Lames catalanes, âmes singulières
Quand l’artisanat s’invite chez les grands chefs
Graphiste devenu ébéniste avant de plonger dans la coutellerie, Cédric Garcia a fait de Perpignan le théâtre d’une aventure artisanale singulière. Bois chargés de mémoire, acier inox exigeant et coups de marteau devenus signature : ses couteaux s’invitent aujourd’hui chez les plus grands chefs, de Julien Hermida à Alain Ducasse.



Des bois qui se souviennent
“Je travaille des bois qui ont une histoire.” Pour Cédric Garcia, 38 ans, chaque manche raconte une vie antérieure : un amandier offert par un client, une douelle de barrique tachée de tanin, une tête de lit des années 1960 chinée en brocante, ou encore du morta, ce chêne noir fossilisé depuis 2 500 ans. Dans une démarche écoresponsable, la plupart des bois proviennent de dons ou de la récupération. À l’atelier, on croise aussi de nobles essences : olivier, noyer, chêne clair, ébène profond ou wengé dense et régulier. L’objet, dès lors, n’est pas qu’outil : il devient mémoire. Ébéniste de formation, l’artisan catalan a conservé de son premier métier le goût des veines et des fibres, qu’il fait désormais dialoguer avec la netteté d’une lame.



La marque du marteau
Coutelierdepuis2019, autodidacte formé par passion et par obstination, Cédric Garcia a commencé “avec une petite ponceuse et un four de bijoutier, dans sa cave”. Aujourd’hui encore, il garde cette obsession du geste brut, incarnée par sa signature : les coups de marteau laissés sur le dos des lames, révélés au ponçage. “Mes couteaux sont très influencés par le Japon. Mais les coups de marteau sur le dos, c’est devenu ma signature.” Les lames, façonnées dans un acier inoxydable français de haute qualité, sont pensées pour durer : résistantes, inoxydables, et sans entretien fastidieux. Un choix assumé : “Je veux faciliter la vie de mes clients”.

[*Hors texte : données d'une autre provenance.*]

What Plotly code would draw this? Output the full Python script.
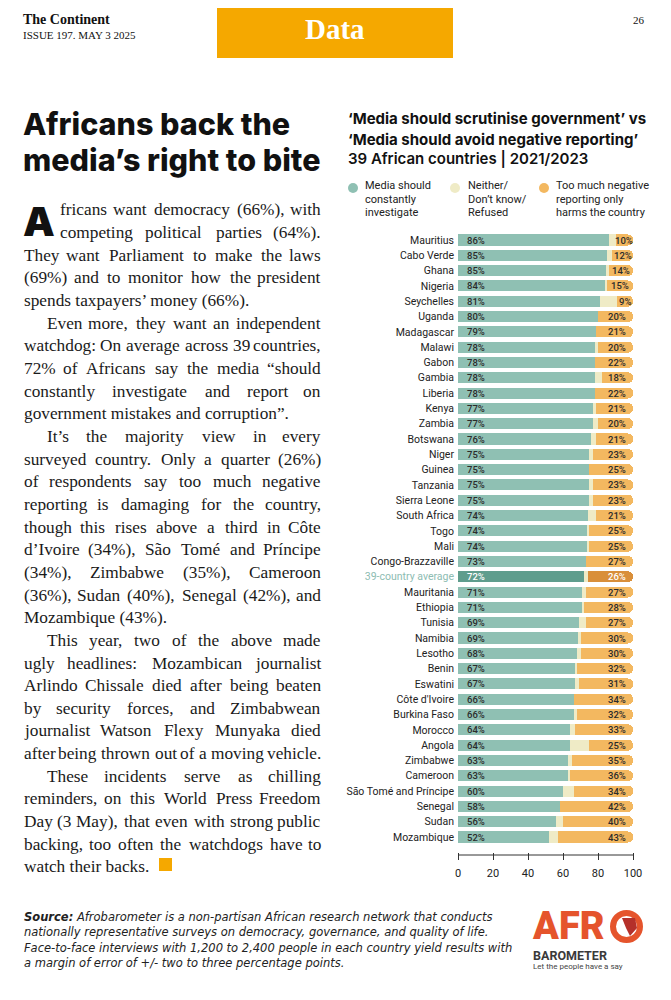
import plotly.graph_objects as go

W, H = 671, 1000
OFF = 8  # page body margin of the browser

countries = ["Mauritius", "Cabo Verde", "Ghana", "Nigeria", "Seychelles", "Uganda",
             "Madagascar", "Malawi", "Gabon", "Gambia", "Liberia", "Kenya", "Zambia",
             "Botswana", "Niger", "Guinea", "Tanzania", "Sierra Leone", "South Africa",
             "Togo", "Mali", "Congo-Brazzaville", "39-country average", "Mauritania",
             "Ethiopia", "Tunisia", "Namibia", "Lesotho", "Benin", "Eswatini",
             "Côte d'Ivoire", "Burkina Faso", "Morocco", "Angola", "Zimbabwe",
             "Cameroon", "São Tomé and Príncipe", "Senegal", "Sudan", "Mozambique"]
investigate = [86, 85, 85, 84, 81, 80, 79, 78, 78, 78, 78, 77, 77, 76, 75, 75, 75, 75, 74,
               74, 74, 73, 72, 71, 71, 69, 69, 68, 67, 67, 66, 66, 64, 64, 63, 63, 60, 58, 56, 52]
neither = [4, 3, 1, 1, 10, 0, 0, 2, 0, 4, 0, 2, 3, 3, 2, 0, 2, 2, 5, 1, 1, 0, 2, 2, 1, 4,
           1, 2, 1, 2, 0, 2, 3, 11, 2, 1, 6, 0, 4, 5]
harms = [10, 12, 14, 15, 9, 20, 21, 20, 22, 18, 22, 21, 20, 21, 23, 25, 23, 23, 21, 25, 25,
         27, 26, 27, 28, 27, 30, 30, 32, 31, 34, 32, 33, 25, 35, 36, 34, 42, 40, 43]
x_ticks = [0, 20, 40, 60, 80, 100]
AVG = "39-country average"

TEAL, TEAL_D = "#8fc0b3", "#5f9d8d"
CREAM = "#efebc6"
ORANGE, ORANGE_D = "#f3b860", "#d98f3a"
SANS = "Roboto"
SERIF = "Liberation Serif"


def px(x):
    return (x - OFF) / W


def py(y):
    return 1 - (y - OFF) / H


is_avg = [c == AVG for c in countries]
fig = go.Figure()
fig.add_trace(go.Bar(y=countries, x=investigate, orientation="h",
                     marker=dict(color=[TEAL_D if a else TEAL for a in is_avg], line_width=0),
                     hoverinfo="skip"))
fig.add_trace(go.Bar(y=countries, x=neither, orientation="h",
                     marker=dict(color=CREAM, line_width=0), hoverinfo="skip"))
fig.add_trace(go.Bar(y=countries, x=harms, orientation="h",
                     marker=dict(color=[ORANGE_D if a else ORANGE for a in is_avg], line_width=0),
                     hoverinfo="skip"))

ann = []
for c, v, h, a in zip(countries, investigate, harms, is_avg):
    col = "white" if a else "#2b2b2b"
    ann.append(dict(x=0, y=c, xref="x", yref="y", text=f"{v}%", showarrow=False,
                    xanchor="left", xshift=7, font=dict(family=SANS, size=9.5, color=col,
                                                         weight=500)))
    cx = max(100 - h / 2, 90.6)
    ann.append(dict(x=cx, y=c, xref="x", yref="y", text=f"{h}%", showarrow=False,
                    xanchor="center", font=dict(family=SANS, size=9.5, color=col, weight=500)))

ticktext = [f"<span style='color:#8dbcb2'>{c}</span>" if c == AVG else c for c in countries]


def T(x, y, text, size, color="#111", family=SANS, xanchor="left", yanchor="middle",
      weight=None, style=None):
    f = dict(family=family, size=size, color=color)
    if weight:
        f["weight"] = weight
    if style:
        f["style"] = style
    ann.append(dict(x=px(x), y=py(y), xref="paper", yref="paper", text=text,
                    showarrow=False, xanchor=xanchor, yanchor=yanchor, font=f))


# Header
T(21, 19, "The Continent", 14, "#111", SERIF, weight=700)
T(21, 35, "ISSUE 197. MAY 3 2025", 11, "#111", SERIF)
T(335, 29, "Data", 29, "white", SERIF, xanchor="center", weight=700)
T(647, 20, "26", 11, "#111", SERIF, xanchor="right")

# Headline
T(21, 124, "Africans back the", 30.5, "#111", "Inter", weight=800)
T(21, 159, "media’s right to bite", 30.5, "#111", "Inter", weight=800)

# Body text (justified using Times-compatible glyph widths)
lines = [
    "fricans want democracy (66%), with",
    "competing political parties (64%).",
    "They want Parliament to make the laws",
    "(69%) and to monitor how the president",
    "spends taxpayers’ money (66%).",
    "Even more, they want an independent",
    "watchdog: On average across 39 countries,",
    "72% of Africans say the media “should",
    "constantly investigate and report on",
    "government mistakes and corruption”.",
    "It’s the majority view in every",
    "surveyed country. Only a quarter (26%)",
    "of respondents say too much negative",
    "reporting is damaging for the country,",
    "though this rises above a third in Côte",
    "d’Ivoire (34%), São Tomé and Príncipe",
    "(34%), Zimbabwe (35%), Cameroon",
    "(36%), Sudan (40%), Senegal (42%), and",
    "Mozambique (43%).",
    "This year, two of the above made",
    "ugly headlines: Mozambican journalist",
    "Arlindo Chissale died after being beaten",
    "by security forces, and Zimbabwean",
    "journalist Watson Flexy Munyaka died",
    "after being thrown out of a moving vehicle.",
    "These incidents serve as chilling",
    "reminders, on this World Press Freedom",
    "Day (3 May), that even with strong public",
    "backing, too often the watchdogs have to",
    "watch their backs.",
]
TW = {" ": 250, "!": 333, "%": 833, "(": 333, ")": 333, ",": 250, "-": 333, ".": 250,
      ":": 278, "’": 333, "“": 444, "”": 444, "'": 180,
      "A": 722, "B": 667, "C": 667, "D": 722, "E": 611, "F": 556, "G": 722, "H": 722,
      "I": 333, "J": 389, "K": 722, "L": 611, "M": 889, "N": 722, "O": 722, "P": 556,
      "Q": 722, "R": 667, "S": 556, "T": 611, "U": 722, "V": 722, "W": 944, "X": 722,
      "Y": 722, "Z": 611,
      "a": 444, "b": 500, "c": 444, "d": 500, "e": 444, "f": 333, "g": 500, "h": 500,
      "i": 278, "j": 278, "k": 500, "l": 278, "m": 778, "n": 500, "o": 500, "p": 500,
      "q": 500, "r": 333, "s": 389, "t": 278, "u": 500, "v": 500, "w": 722, "x": 500,
      "y": 500, "z": 444, "ô": 500, "ã": 444, "é": 444, "í": 278}
BODY = 17.3
RIGHT = 323


def width(s):
    return sum(TW.get(ch, 500) for ch in s) / 1000 * BODY * 1.02


indent = {5, 10, 19, 25}
ragged = {4, 9, 18, 29}
for i, ln in enumerate(lines):
    x0 = 58 if i < 2 else (45 if i in indent else 22)
    y = 210 + 22.65 * i
    words = ln.split(" ")
    if i in ragged or len(words) < 2:
        T(x0, y, ln, BODY, "#1a1a1a", SERIF)
        continue
    gap = (RIGHT - x0 - sum(width(w) for w in words)) / (len(words) - 1)
    x = x0
    for k, w in enumerate(words):
        if k == 0:
            T(x0, y, w, BODY, "#1a1a1a", SERIF)
        elif k == len(words) - 1:
            T(RIGHT, y, w, BODY, "#1a1a1a", SERIF, xanchor="right")
        else:
            T(x + width(w) / 2, y, w, BODY, "#1a1a1a", SERIF, xanchor="center")
        x += width(w) + gap
T(21, 221.5, "A", 40, "#111", "Inter", weight=900)

# Chart title & legend
T(346, 119, "‘Media should scrutinise government’ vs", 15, "#111", "Inter", weight=700)
T(346, 139, "‘Media should avoid negative reporting’", 15, "#111", "Inter", weight=700)
T(346, 158, "39 African countries | 2021/2023", 15, "#111", "Inter", weight=600)
leg = [(363, ["Media should", "constantly", "investigate"]),
       (466, ["Neither/", "Don’t know/", "Refused"]),
       (554, ["Too much negative", "reporting only", "harms the country"])]
for x0, ls in leg:
    for j, t in enumerate(ls):
        T(x0, 186 + 13.5 * j, t, 11, "#222", SANS)

# Source
src = ["<b>Source:</b> Afrobarometer is a non-partisan African research network that conducts",
       "nationally representative surveys on democracy, governance, and quality of life.",
       "Face-to-face interviews with 1,200 to 2,400 people in each country yield results with",
       "a margin of error of +/- two to three percentage points."]
for j, t in enumerate(src):
    T(22, 917 + 15.3 * j, t, 11.5, "#222", "DejaVu Sans", style="italic")

# Logo
T(530, 926, "AFR", 38, "#e5542c", "Roboto", weight=900)
T(531, 955.5, "BAROMETER", 12.5, "#3a3a3a", "Roboto", weight=700)
T(531, 966.5, "Let the people have a say", 8, "#444", "Roboto")

shapes = [
    dict(type="rect", xref="paper", yref="paper", x0=px(217), x1=px(453), y0=py(0), y1=py(58),
         fillcolor="#f5a800", line_width=0, layer="below"),
    dict(type="rect", xref="paper", yref="paper", x0=px(159), x1=px(172), y0=py(858), y1=py(871),
         fillcolor="#f5a800", line_width=0),
    dict(type="line", xref="x", yref="paper", x0=0, x1=100, y0=py(855), y1=py(855),
         line=dict(color="#333", width=1)),
    dict(type="circle", xref="paper", yref="paper", x0=px(613), x1=px(640), y0=py(913), y1=py(940),
         line=dict(color="#e5542c", width=6)),
    dict(type="path", xref="paper", yref="paper",
         path=f"M {px(622)},{py(918)} L {px(635)},{py(918)} L {px(637)},{py(928)} "
              f"L {px(630)},{py(936)} L {px(626)},{py(928)} Z",
         fillcolor="#b5302a", line_width=0),
]
for cx, col in [(353, TEAL), (455, CREAM), (544, ORANGE)]:
    shapes.append(dict(type="circle", xref="paper", yref="paper", x0=px(cx - 5), x1=px(cx + 5),
                       y0=py(193), y1=py(183), fillcolor=col, line_width=0))

fig.update_layout(
    width=W, height=H, margin=dict(l=0, r=0, t=0, b=0),
    paper_bgcolor="white", plot_bgcolor="white",
    barmode="stack", bargap=0.28, barcornerradius=5, showlegend=False,
    xaxis=dict(domain=[px(458), px(633)], range=[0, 100], anchor="free", position=py(851.7),
               tickvals=x_ticks, ticks="outside", ticklen=7, tickcolor="#333", tickwidth=1,
               showgrid=False, zeroline=False, showline=False, automargin=False,
               tickfont=dict(family=SANS, size=11, color="#222"), ticklabelstandoff=4),
    yaxis=dict(domain=[py(844.65), py(232.35)], type="category", autorange="reversed",
               tickvals=countries, ticktext=ticktext, ticks="", showgrid=False,
               zeroline=False, showline=False, ticklabelstandoff=3, automargin=False,
               tickfont=dict(family=SANS, size=10.5, color="#222")),
    annotations=ann, shapes=shapes,
)
fig.write_html("out.html", config={"displayModeBar": False})
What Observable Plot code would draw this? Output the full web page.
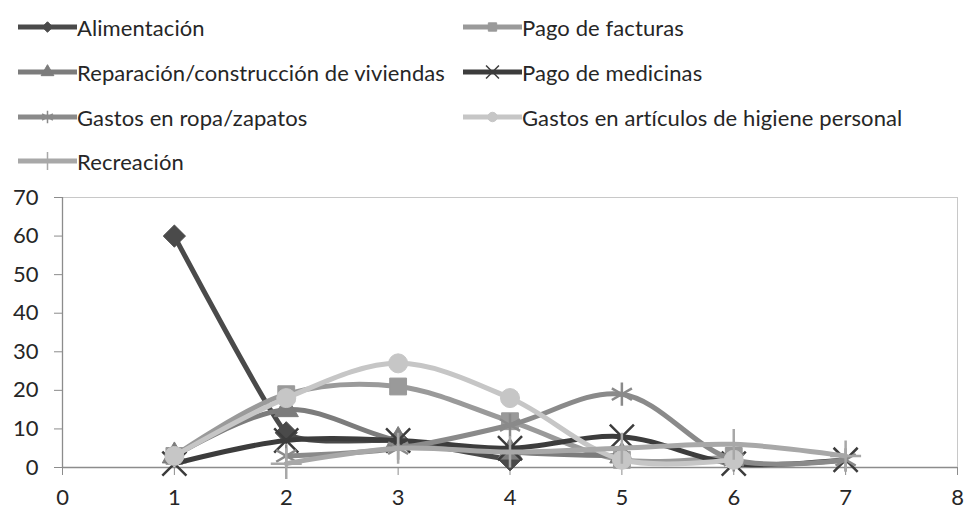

Choisir sa lame, choisir son moment
Sa réputation s’est forgée de bouche à oreille. Premier restaurant à lui faire confiance, une table perpignanaise lui commande 35 couteaux. Puis viendra l’expérience singulière chez Julien Hermida : quinze couteaux différents, disposés en salle, que les convives choisissent avant le repas comme on choisirait un vin. Depuis, ses lames voyagent et s’installent sur des tables aussi diverses qu’Ivresse à Bruxelles, Soif à Bordeaux, Galanga par Monsieur George, Sugaar ou NHOMe à Paris. Mais aussi chez Alain Ducasse. Un sésame qui confirme l’artisan dans sa voie : il a déjà façonné plusieurs milliers de pièces en six ans. Dans les cuisines, ses créations deviennent vite des partenaires de confiance. Comme le résume un chef : “Un bon couteau, c’est d’abord un couteau qui coupe ! (Rires) Mais surtout, c’est un objet avec lequel on se fabrique des souvenirs, au fil des plats et des années”.
Entretien : trois gestes, pas un de plus
Ses couteaux sont conçus pour durer. À condition de les respecter. “Jamais au lave-vaisselle: les produits bousillent le fil et le bois.” La règle est simple: rinçage à l’éponge, essuyage immédiat, un peu d’huile de lin ou d’olive de temps à autre. Pour les clients les plus proches, l’artisan propose même un retour à l’atelier pour ré-affûtage.



Le Damas en ligne de mire
Alors qu’il est aujourd’hui installé dans son atelier de Perpignan, son rêve serait de passer à l’étape suivante : le Damas, cet acier aux motifs ondoyants, fruit de superpositions et de forges répétées. “Le Damas, j’en rêve ; mais il me faut des machines de trois tonnes que je ne peux pas installer ici. Et puis il faut une semaine de travail pour un couteau. Je ne peux pas laisser de côté mon activité et mes commandes. Il me faudrait déménager, avoir un collaborateur à mes côtés, pour partager la charge et prolonger l’aventure.” Affaire à suivre donc. Mais ce qui est sûr, c’est que derrière chaque lame, il revendique la même ambition : offrir un objet à vie, pensé pour se transmettre, et qui garde au fil des années la patine des souvenirs.